1

I want to replace a specific character "M" in a line of text with either "A" or "T". The choice for whether to replace with "A" or "T" should happen at random for each "M" in the line of text.

I tried to write a script using sed to do this, but the evaluation of the random pick of "A" or "T" happens only once on the whole line, rather than at every replacement. My script looks like this:

#!/bin/bash

ambM[0]=A
ambM[1]=T

file_in=${1?Error: no input file}

cat $file_in | sed "s/M/${ambM[$[$RANDOM % 2]]}/g"
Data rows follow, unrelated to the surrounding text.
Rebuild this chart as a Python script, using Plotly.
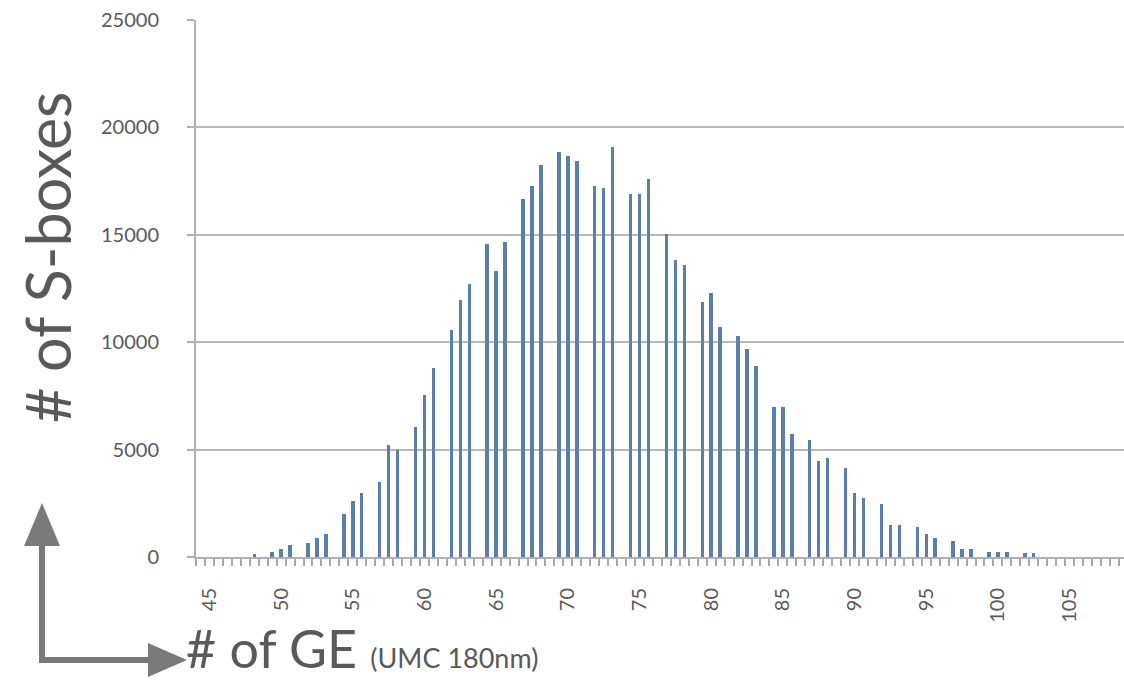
import plotly.graph_objects as go

# ---- data ----
ge_values = [48.125,
             49.375, 50.0, 50.625, 51.875, 52.5, 53.125, 54.375, 55.0, 55.625,
             56.875, 57.5, 58.125, 59.375, 60.0, 60.625, 61.875, 62.5, 63.125,
             64.375, 65.0, 65.625, 66.875, 67.5, 68.125, 69.375, 70.0, 70.625,
             71.875, 72.5, 73.125, 74.375, 75.0, 75.625, 76.875, 77.5, 78.125,
             79.375, 80.0, 80.625, 81.875, 82.5, 83.125, 84.375, 85.0, 85.625,
             86.875, 87.5, 88.125, 89.375, 90.0, 90.625, 91.875, 92.5, 93.125,
             94.375, 95.0, 95.625, 96.875, 97.5, 98.125, 99.375, 100.0, 100.625,
             101.875, 102.5]
sbox_counts = [140,
               230, 370, 540, 630, 870, 1080, 2000, 2590, 2975,
               3500, 5220, 4960, 6070, 7550, 8820, 10570, 11960, 12690,
               14555, 13330, 14650, 16650, 17280, 18240, 18860, 18660, 18440,
               17280, 17160, 19090, 16890, 16890, 17620, 15030, 13810, 13590,
               11890, 12300, 10700, 10300, 9690, 8900, 7000, 7000, 5730,
               5450, 4490, 4600, 4140, 3000, 2770, 2480, 1500, 1500,
               1390, 1080, 880, 760, 370, 370, 230, 230, 230,
               185, 185]
x_tick_values = [45, 50, 55, 60, 65, 70, 75, 80, 85, 90, 95, 100, 105]
x_tick_labels = [str(v) for v in x_tick_values]
y_tick_values = [0, 5000, 10000, 15000, 20000, 25000]
y_tick_labels = [str(v) for v in y_tick_values]

W, H = 1124, 693
ML, MR, MT, MB = 196, 0, 20, 136
PW, PH = W - ML - MR, H - MT - MB

def px(x):
    return (x - ML) / PW

def py(y):
    return (H - MB - y) / PH

FONT = "Lato"
GREY = "#595959"
ARROW = "#7a7a7a"

fig = go.Figure()
fig.add_trace(go.Bar(
    x=ge_values, y=sbox_counts, width=0.24,
    marker=dict(color="#5b7fa8", line=dict(width=0)),
    hoverinfo="x+y", showlegend=False,
))

shapes = [
    dict(type="line", xref="paper", yref="paper",
         x0=px(42), x1=px(42), y0=py(663), y1=py(540),
         line=dict(color=ARROW, width=6)),
    dict(type="path", xref="paper", yref="paper",
         path=f"M {px(24)} {py(546)} L {px(42)} {py(503)} L {px(60)} {py(546)} Z",
         fillcolor=ARROW, line=dict(color=ARROW, width=0)),
    dict(type="line", xref="paper", yref="paper",
         x0=px(39), x1=px(155), y0=py(660), y1=py(660),
         line=dict(color=ARROW, width=6)),
    dict(type="path", xref="paper", yref="paper",
         path=f"M {px(148)} {py(643)} L {px(187)} {py(660)} L {px(148)} {py(677)} Z",
         fillcolor=ARROW, line=dict(color=ARROW, width=0)),
]

annotations = [
    dict(text="# of S-boxes", xref="paper", yref="paper",
         x=px(47), y=py(257), xanchor="center", yanchor="middle",
         textangle=-90, showarrow=False,
         font=dict(family=FONT, size=61, color=GREY)),
    dict(text="# of GE <span style='font-size:27px'>(UMC 180nm)</span>",
         xref="paper", yref="paper",
         x=px(184), y=py(681), xanchor="left", yanchor="bottom",
         showarrow=False,
         font=dict(family=FONT, size=52, color=GREY)),
]

fig.update_layout(
    width=W, height=H,
    margin=dict(l=ML, r=MR, t=MT, b=MB, pad=0),
    paper_bgcolor="white", plot_bgcolor="white",
    bargap=0,
    shapes=shapes, annotations=annotations,
    font=dict(family=FONT, color=GREY),
    xaxis=dict(
        range=[44.0625, 44.0625 + PW / 14.336],
        tickmode="array", tickvals=x_tick_values, ticktext=x_tick_labels,
        tickangle=-90, ticks="", ticklabelstandoff=21,
        tickfont=dict(family=FONT, size=20, color=GREY),
        showgrid=False, zeroline=False,
        showline=True, linecolor="#b0b0b0", linewidth=2,
        minor=dict(ticks="outside", ticklen=7, tickcolor="#a8a8a8", tickwidth=1.5,
                   tick0=44.0625, dtick=0.625, showgrid=False),
    ),
    yaxis=dict(
        range=[0, 25000],
        tickmode="array", tickvals=y_tick_values, ticktext=y_tick_labels,
        ticks="outside", ticklen=7, tickcolor="#b0b0b0", tickwidth=2,
        ticklabelstandoff=24,
        tickfont=dict(family=FONT, size=20, color=GREY),
        showgrid=True, gridcolor="#b8b8b8", gridwidth=2,
        zeroline=False,
        showline=True, linecolor="#b0b0b0", linewidth=2,
    ),
)

fig.write_html("out.html")
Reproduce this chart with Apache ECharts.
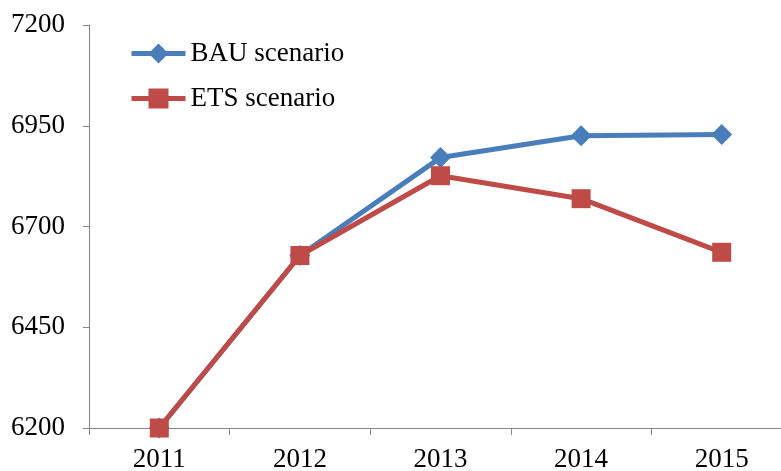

But if I use this with a file that is a single line of "M"s:

MMMM

I'll get either all "A"s

AAAA

Or all "T"s

TTTT

Is there something that can be done to make this work with sed? Or maybe an equivalent way to do this with awk? Thanks for any help!

3 Answers3

0

awk to the rescue!

$ echo MMMMMMMMM | awk 'BEGIN {srand()} 
                              {do x=(rand()<0.5?"A":"T"); 
                               while (sub("M",x))}1' 

TTTAATTTT

more generally, for any number of replacement chars specified in variable r

$ ... | awk -v r='A T C G' 'BEGIN{n=split(r,c); srand()} 
                                 {do x=c[int(rand()*n)+1];
                                  while (sub("M",x))}1' 

note that the randomization is not going to be completely uniform, especially for low counts. If you need equal number of replacements in all chars it should be done non-random.

karakfa
  • 66,216
  • 7
  • 41
  • 56
  • Thanks so much for this! Can this be expanded for three or four categories? For example, can you specify in the `x=(rand()<0.5?` more than two categories, by saying something like `<0.33` or `>=0.33 and <0.66` or `>=0.66`? – Vincenzo Ellis Oct 29 '18 at 15:31
  • that way will be messy, I added a generic version. – karakfa Oct 29 '18 at 15:42
0

This might work for you (GNU sed & shuf):

sed '/M/!b;h;x;s/./A\nT\n/g;s/.*/echo "&"|shuf/e;s/\n//g;x;G;:a;s/M\(.*\n\)\(.\)/\2\1/;ta;P;d' file

If the intended character for substitution is not in the current line skip this line. Otherwise, copy the current line and convert it into a string of random A's and T's. Append this string to the current line and replace each M with the head of the string until all M's are catered for. Then print the current line and remove anything remaining in the pattern space.

potong
  • 55,640
  • 6
  • 51
  • 83
0

As long as it's single characters, you could use tr with a really long randomized target string.

tr M AAATTATAAATTTTATTTAAAT... <inputfile

tr will circle around as many times as necessary; so in this example, the first three M:s will be replaced by A, then the next two by T, and so on, starting over when the destination mapping string is exhausted. Just make it really, really long if you want to avoid any cycles.

tr M $(dd if=/dev/urandom bs=65536 count=1 | tr `\000-\077' A | tr -c A T) <inputfile
tripleee
  • 175,061
  • 34
  • 275
  • 318